Bereits in Deutschland zugelassen – aber noch nicht auf dem Markt – ist seit Juli 2015 Evolocumab, der erste PCSK9-Hemmer für die Behandlung der FH. Die Zulassungsstudie des Herstellers Amgen zeigte nach zwölf Wochen eine signifikante Reduktion des LDL-Cholesterins im Blut um 60-70 Prozent. „Für Hochrisikopatienten sehen wir eine enorme Erleichterung im Krankheitsalltag und Therapiemanagement“, sagt Dr. Stefan Kropff, Executive Medical Director Amgen Deutschland. Als dritter PCSK9-Hemmer wird Bococizumab aktuell von Pfizer in der Phase II getestet.

Die Ärzte warten ungeduldig auf die neuen Therapieoptionen. Prof. Elisabeth Steinhagen-Thiessen, Ärztliche Leiterin der Lipidambulanz und Lipidapherese an der Charité in Berlin, bezeichnet die neuen Medikamente als echte Durchbruchsinnovation: „PCSK9-Hemmer sind für diese schwer betroffenen Patienten mit familiärer Hypercholesterinämie eine tolle Möglichkeit jetzt endlich ordentlich behandelt werden zu können.“ Auch Iris Löhlein, Geschäftsführerin der Deutschen Gesellschaft zur Bekämpfung von Fettstoffwechselstörungen und ihren Folgeerkrankungen (Lipid-Liga) hält das neue Wirkprinzip für vielversprechend. „Die Frage wird jetzt sein, wer diese neuen Wirkstoffe verschreiben darf und wie viele Patienten die erhalten werden.“

Mehr als 1.000 Patienten mit extremen Cholesterinspiegeln

Familiäre Hypercholesterinämie ist eine der häufigsten erblichen Stoffwechselstörungen. Die Dunkelziffer der Betroffenen ist hoch, Schätzungen schwanken zwischen 160.000 und 400.000 Patienten in Deutschland. Experten gehen davon aus, dass in Deutschland nur 15 Prozent der Fälle diagnostiziert sind. Die überwiegende Zahl der Betroffenen leidet an der weniger gefährlichen heterozygoten FH. Ihr LDL-Cholesterinwert liegt zwischen 270 und 550 mg/dl. Ihnen kann die gängige Statin-Therapie in der Regel gut helfen, den Grenzwert von 160 mg/dl zu erreichen, der für Menschen ohne Risikofaktoren wie Diabetes, Adipositas oder Rauchen gilt.

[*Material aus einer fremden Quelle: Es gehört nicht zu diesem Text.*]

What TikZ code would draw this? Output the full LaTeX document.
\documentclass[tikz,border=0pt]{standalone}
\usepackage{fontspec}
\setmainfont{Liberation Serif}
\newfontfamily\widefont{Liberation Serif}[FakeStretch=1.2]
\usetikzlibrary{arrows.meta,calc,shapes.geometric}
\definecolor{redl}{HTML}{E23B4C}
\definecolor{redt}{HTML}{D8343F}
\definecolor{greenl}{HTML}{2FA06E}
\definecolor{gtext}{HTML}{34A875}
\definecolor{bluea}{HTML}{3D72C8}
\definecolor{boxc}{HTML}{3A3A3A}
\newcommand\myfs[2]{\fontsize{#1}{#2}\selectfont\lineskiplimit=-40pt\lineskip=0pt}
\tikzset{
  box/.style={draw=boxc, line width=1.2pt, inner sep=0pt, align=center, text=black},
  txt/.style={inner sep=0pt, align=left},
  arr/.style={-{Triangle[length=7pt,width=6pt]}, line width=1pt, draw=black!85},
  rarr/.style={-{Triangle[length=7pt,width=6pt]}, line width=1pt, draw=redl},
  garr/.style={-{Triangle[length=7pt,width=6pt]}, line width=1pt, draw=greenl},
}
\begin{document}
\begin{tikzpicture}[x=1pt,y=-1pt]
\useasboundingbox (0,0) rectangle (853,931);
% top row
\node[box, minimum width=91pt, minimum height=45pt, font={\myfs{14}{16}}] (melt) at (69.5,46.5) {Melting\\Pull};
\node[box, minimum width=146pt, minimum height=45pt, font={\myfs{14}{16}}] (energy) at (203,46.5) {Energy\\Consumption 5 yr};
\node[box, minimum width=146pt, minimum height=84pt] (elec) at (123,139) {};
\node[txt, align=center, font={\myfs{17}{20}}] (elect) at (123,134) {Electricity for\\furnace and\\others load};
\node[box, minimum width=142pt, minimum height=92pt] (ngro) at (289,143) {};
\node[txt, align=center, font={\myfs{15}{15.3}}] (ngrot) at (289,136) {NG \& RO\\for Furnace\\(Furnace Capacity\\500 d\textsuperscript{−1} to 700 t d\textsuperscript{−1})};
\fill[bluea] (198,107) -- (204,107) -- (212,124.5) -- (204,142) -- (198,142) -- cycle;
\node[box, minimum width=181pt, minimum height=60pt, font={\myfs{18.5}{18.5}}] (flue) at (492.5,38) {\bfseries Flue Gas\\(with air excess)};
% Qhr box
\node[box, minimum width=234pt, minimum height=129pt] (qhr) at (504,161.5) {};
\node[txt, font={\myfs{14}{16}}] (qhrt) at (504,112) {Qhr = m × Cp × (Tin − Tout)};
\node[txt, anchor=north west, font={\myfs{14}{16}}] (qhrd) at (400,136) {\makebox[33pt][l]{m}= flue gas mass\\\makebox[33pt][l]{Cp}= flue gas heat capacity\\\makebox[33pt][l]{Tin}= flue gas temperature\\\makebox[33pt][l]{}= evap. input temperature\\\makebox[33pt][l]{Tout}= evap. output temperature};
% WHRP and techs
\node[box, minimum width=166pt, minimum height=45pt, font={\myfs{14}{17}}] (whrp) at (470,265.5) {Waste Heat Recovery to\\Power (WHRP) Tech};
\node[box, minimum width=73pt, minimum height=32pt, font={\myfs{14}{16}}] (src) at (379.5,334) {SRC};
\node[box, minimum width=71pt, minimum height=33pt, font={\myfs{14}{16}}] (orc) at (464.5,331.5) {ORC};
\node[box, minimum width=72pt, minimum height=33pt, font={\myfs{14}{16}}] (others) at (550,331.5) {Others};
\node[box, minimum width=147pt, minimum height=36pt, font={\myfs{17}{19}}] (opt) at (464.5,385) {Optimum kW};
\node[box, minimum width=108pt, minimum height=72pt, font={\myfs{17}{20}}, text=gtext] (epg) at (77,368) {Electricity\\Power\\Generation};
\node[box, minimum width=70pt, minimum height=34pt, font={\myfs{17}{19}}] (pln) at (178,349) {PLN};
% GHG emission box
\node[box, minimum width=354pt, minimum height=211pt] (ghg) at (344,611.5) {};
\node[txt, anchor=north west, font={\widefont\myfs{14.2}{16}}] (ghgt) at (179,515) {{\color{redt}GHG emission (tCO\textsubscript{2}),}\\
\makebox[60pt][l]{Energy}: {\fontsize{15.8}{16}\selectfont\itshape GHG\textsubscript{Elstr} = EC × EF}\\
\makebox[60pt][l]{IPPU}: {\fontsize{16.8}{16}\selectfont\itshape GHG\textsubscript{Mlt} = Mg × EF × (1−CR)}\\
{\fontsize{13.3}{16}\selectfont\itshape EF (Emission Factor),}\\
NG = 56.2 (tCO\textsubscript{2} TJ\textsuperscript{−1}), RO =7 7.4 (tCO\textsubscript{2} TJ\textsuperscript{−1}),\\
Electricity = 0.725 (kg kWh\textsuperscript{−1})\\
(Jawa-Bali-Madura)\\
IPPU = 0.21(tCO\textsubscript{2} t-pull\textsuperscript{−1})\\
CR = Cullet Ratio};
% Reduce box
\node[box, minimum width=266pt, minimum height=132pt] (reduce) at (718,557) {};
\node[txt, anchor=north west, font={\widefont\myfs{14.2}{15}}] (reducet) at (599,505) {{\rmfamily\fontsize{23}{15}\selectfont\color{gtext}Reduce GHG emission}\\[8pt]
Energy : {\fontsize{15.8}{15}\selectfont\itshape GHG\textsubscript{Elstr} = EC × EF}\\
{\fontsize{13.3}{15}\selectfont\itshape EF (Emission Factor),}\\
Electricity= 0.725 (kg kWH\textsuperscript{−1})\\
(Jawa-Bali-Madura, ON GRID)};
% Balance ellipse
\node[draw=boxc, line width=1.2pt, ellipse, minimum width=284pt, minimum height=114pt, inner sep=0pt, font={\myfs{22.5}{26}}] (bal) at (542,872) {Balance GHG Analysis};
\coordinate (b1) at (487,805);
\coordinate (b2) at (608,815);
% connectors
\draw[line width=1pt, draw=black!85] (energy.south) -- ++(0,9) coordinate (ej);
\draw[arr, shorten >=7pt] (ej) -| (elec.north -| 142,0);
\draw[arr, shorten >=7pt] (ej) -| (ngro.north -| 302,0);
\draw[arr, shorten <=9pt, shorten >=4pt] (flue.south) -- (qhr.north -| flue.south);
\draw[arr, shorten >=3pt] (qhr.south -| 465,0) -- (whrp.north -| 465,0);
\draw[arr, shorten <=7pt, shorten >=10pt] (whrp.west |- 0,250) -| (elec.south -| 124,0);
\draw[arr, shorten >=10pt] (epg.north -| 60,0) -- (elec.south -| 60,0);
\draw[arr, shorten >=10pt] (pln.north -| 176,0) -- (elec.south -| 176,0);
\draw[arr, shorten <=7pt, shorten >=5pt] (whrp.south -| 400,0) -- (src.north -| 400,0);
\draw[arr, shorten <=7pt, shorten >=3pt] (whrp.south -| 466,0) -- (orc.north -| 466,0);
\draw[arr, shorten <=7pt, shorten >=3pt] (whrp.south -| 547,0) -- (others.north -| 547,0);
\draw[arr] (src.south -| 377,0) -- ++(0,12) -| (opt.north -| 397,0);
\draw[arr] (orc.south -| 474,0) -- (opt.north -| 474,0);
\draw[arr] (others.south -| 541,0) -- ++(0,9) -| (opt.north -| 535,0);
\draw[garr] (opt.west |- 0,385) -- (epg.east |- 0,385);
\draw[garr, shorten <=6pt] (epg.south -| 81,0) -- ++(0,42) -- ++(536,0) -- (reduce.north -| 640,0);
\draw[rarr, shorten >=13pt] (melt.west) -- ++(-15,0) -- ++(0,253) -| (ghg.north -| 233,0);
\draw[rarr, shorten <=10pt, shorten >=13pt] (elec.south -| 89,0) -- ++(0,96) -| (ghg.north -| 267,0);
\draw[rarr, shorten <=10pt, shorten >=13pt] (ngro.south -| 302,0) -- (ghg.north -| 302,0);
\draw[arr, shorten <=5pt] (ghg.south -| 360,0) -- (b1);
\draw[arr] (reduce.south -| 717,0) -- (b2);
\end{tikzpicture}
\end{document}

Eine Unverträglichkeit von Statinen kann die Situation auch für diese Patienten allerdings ebenso schwierig wie für Menschen mit extrem hohen Cholesterinwerten machen. „Für weitaus über 1.000 Patienten gelten kritische Cholesterinwerte, die nicht ausreichend mit Statinen therapierbar sind“, sagt Prof. Gerald Klose, Internist und ehemaliger Ärztlicher Leiter des Klinikums Links der Weser in Bremen. Für sie wären die PCSK9-Antikörper die erste medikamentöse Therapie.